In this part, you’ll implement a sequence labeler that is just an RNN. Since there is no CRF layer on top, it predicts labels independently of one another. Added equations: If we have a single sentence $w=w_1 \cdots w_n$ with correct labels $\mathcal{X} = X_1 \cdots X_n$, we compute: \begin{align} \mathbf{v}^{(t)} &= \text{Embedding}^{\fbox{1}}(w_t) & t &= 1, \ldots, n \\ \mathbf{G} &= \text{RNN}^{\fbox{2}}([\mathbf{v}^{(1)} \cdots \mathbf{v}^{(n)}]^\top) \\ \mathbf{H} &= \text{RNN}^{\fbox{3}}(\mathbf{G}) \\ \mathbf{y}^{(t)} &= \text{SoftmaxLayer}^{\fbox{4}}(\mathbf{H}_{t}) & t &= 1, \ldots, n \end{align} Then, for this single sentence, the loss function to be minimized is $-\sum_{t=1}^{n} \left[\log \mathbf{y}^{(t)}\right]_{X_t}$.
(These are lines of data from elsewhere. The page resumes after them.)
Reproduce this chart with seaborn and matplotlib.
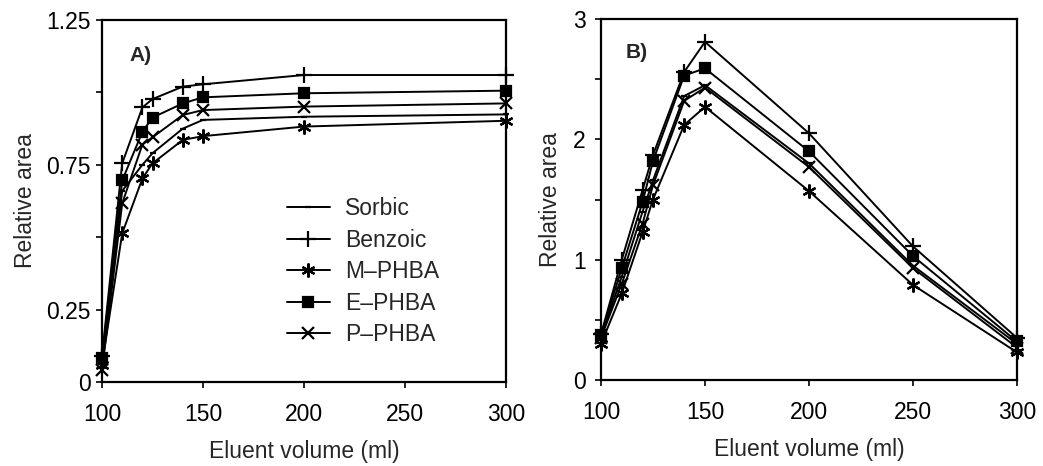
import numpy as np
import pandas as pd
import matplotlib
matplotlib.use("Agg")
import matplotlib.pyplot as plt
import seaborn as sns

compounds = ["Sorbic", "Benzoic", "M\u2013PHBA", "E\u2013PHBA", "P\u2013PHBA"]

# Panel A
xA = [100, 110, 120, 125, 140, 150, 200, 300]
A_sorbic = [0.07, 0.66, 0.75, 0.79, 0.875, 0.905, 0.916, 0.924]
A_benzoic = [0.09, 0.755, 0.948, 0.977, 1.02, 1.028, 1.06, 1.06]
A_mphba = [0.06, 0.513, 0.703, 0.755, 0.836, 0.849, 0.882, 0.902]
A_ephba = [0.083, 0.696, 0.864, 0.913, 0.962, 0.983, 0.997, 1.006]
A_pphba = [0.041, 0.617, 0.82, 0.845, 0.922, 0.939, 0.951, 0.962]

# Panel B
xB = [100, 110, 120, 125, 140, 150, 200, 250, 300]
B_sorbic = [0.36, 0.86, 1.40, 1.66, 2.36, 2.45, 1.80, 0.95, 0.30]
B_benzoic = [0.38, 1.00, 1.58, 1.87, 2.56, 2.81, 2.05, 1.11, 0.35]
B_mphba = [0.30, 0.72, 1.23, 1.50, 2.12, 2.27, 1.57, 0.79, 0.23]
B_ephba = [0.37, 0.93, 1.48, 1.82, 2.53, 2.59, 1.90, 1.03, 0.32]
B_pphba = [0.35, 0.80, 1.30, 1.62, 2.32, 2.43, 1.77, 0.93, 0.27]

xticks = [100, 150, 200, 250, 300]
A_yticks = [0, 0.25, 0.5, 0.75, 1.0, 1.25]
A_yticklabels = ["0", "0.25", "", "0.75", "", "1.25"]
B_yticks = [0, 0.5, 1, 1.5, 2, 2.5, 3]
B_yticklabels = ["0", "", "1", "", "2", "", "3"]

def long_df(x, series):
    rows = []
    for name, vals in zip(compounds, series):
        for xi, yi in zip(x, vals):
            rows.append({"x": xi, "y": yi, "compound": name})
    return pd.DataFrame(rows)

dfA = long_df(xA, [A_sorbic, A_benzoic, A_mphba, A_ephba, A_pphba])
dfB = long_df(xB, [B_sorbic, B_benzoic, B_mphba, B_ephba, B_pphba])

sns.set_style("ticks")
plt.rcParams["font.family"] = ["Liberation Sans", "DejaVu Sans"]

FS = 16.5
asterisk = (6, 2, 0)
markers = {compounds[0]: "_", compounds[1]: "+", compounds[2]: asterisk,
           compounds[3]: "s", compounds[4]: "x"}
sizes = {compounds[0]: 4, compounds[1]: 12, compounds[2]: 10,
         compounds[3]: 7.5, compounds[4]: 8.5}

fig = plt.figure(figsize=(10.43, 4.66), dpi=100)
W, H = 1043, 466
axA = fig.add_axes([102 / W, 1 - 382 / H, (506 - 102) / W, (382 - 20) / H])
axB = fig.add_axes([601 / W, 1 - 380 / H, (1017 - 601) / W, (380 - 19) / H])

for ax, df in [(axA, dfA), (axB, dfB)]:
    for c in compounds:
        sub = df[df["compound"] == c]
        sns.lineplot(data=sub, x="x", y="y", color="black", marker=markers[c],
                     markersize=sizes[c], markeredgewidth=1.6,
                     markeredgecolor="black", markerfacecolor="black",
                     linewidth=1.4, ax=ax, label=c, clip_on=False)
    for s in ax.spines.values():
        s.set_linewidth(1.6)
        s.set_color("black")
    ax.set_xlim(100, 300)
    ax.set_xticks(xticks)
    ax.tick_params(axis="both", direction="out", length=4, width=1.2,
                   labelsize=FS, colors="black")
    ax.tick_params(axis="x", pad=11)
    ax.set_xlabel("Eluent volume (ml)", fontsize=FS, labelpad=10)

axA.set_ylim(0, 1.25)
axA.set_yticks(A_yticks)
axA.set_yticklabels(A_yticklabels)
axA.tick_params(axis="y", pad=4)
axA.set_ylabel("Relative area", fontsize=FS, labelpad=7)
axB.set_ylim(0, 3)
axB.set_yticks(B_yticks)
axB.set_yticklabels(B_yticklabels)
axB.tick_params(axis="y", pad=7)
axB.set_ylabel("Relative area", fontsize=FS, labelpad=8)
axB.get_legend().remove()

axA.text(0.067, 0.903, "A)", transform=axA.transAxes, fontsize=15,
         fontweight="bold", va="center", ha="left")
axB.text(0.058, 0.906, "B)", transform=axB.transAxes, fontsize=15,
         fontweight="bold", va="center", ha="left")

handles, labels = axA.get_legend_handles_labels()
axA.legend(handles, labels, loc="upper left", bbox_to_anchor=(0.457, 0.51),
           frameon=False, fontsize=FS, handlelength=1.9, handletextpad=0.65,
           labelspacing=0.37, borderaxespad=0, borderpad=0)

fig.savefig("out.png", dpi=100)
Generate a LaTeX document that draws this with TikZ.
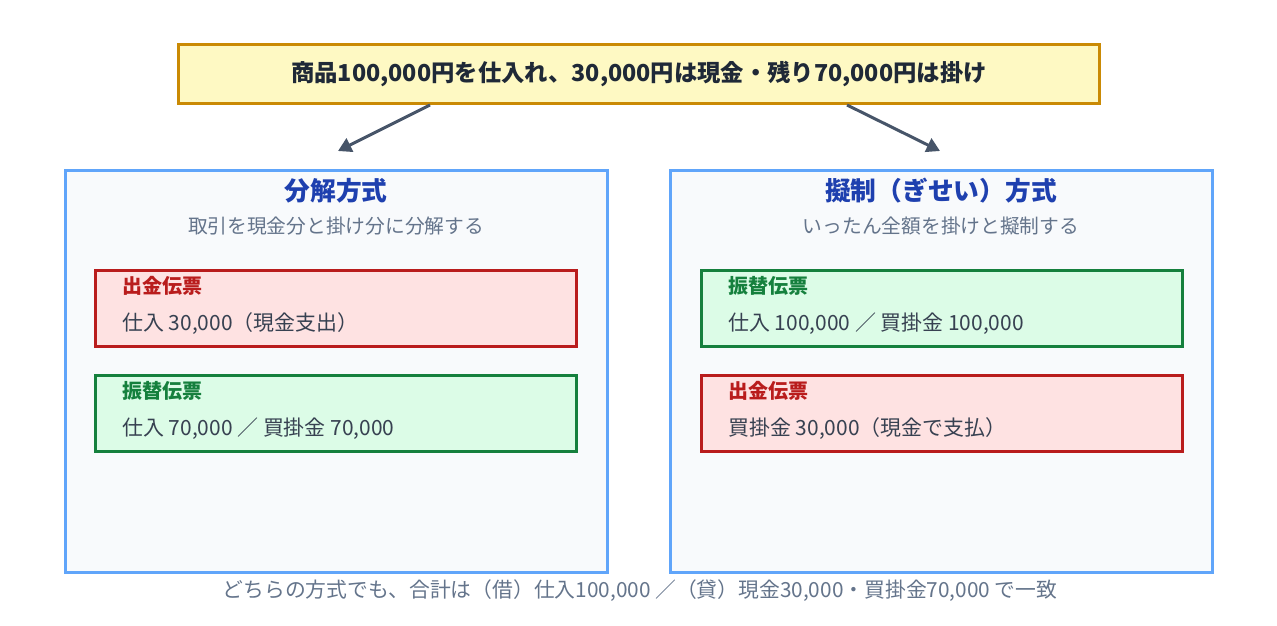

1. Implement an RNN encoder only (no CRF).5 For each word, use a softmax layer (linear transformation followed by softmax) to predict a label for that word.1 For us, the following configuration worked well: a 2-layer RNN with 200 dimensions per layer, using the Adam optimizer with a learning rate of 0.001.
2. Implement a labeler that just guesses, for each word, the label with the highest probability for that word.2
3. Train this model on the training data. After each epoch, label the dev data, report the F1 score (using the function seqlabel.compute_f1), and save your model.1 Label the test data and report your test F1. For full credit, your test F1 should be at least 82%.2
4. Examine the dev outputs and write down any observations you have (e.g., common types of failure cases, conjectures on why some sentences are easier to label than others).2

## 3. RNN+CRF

In this part, you’ll add a CRF to your model, which enables it to model dependencies between the labels.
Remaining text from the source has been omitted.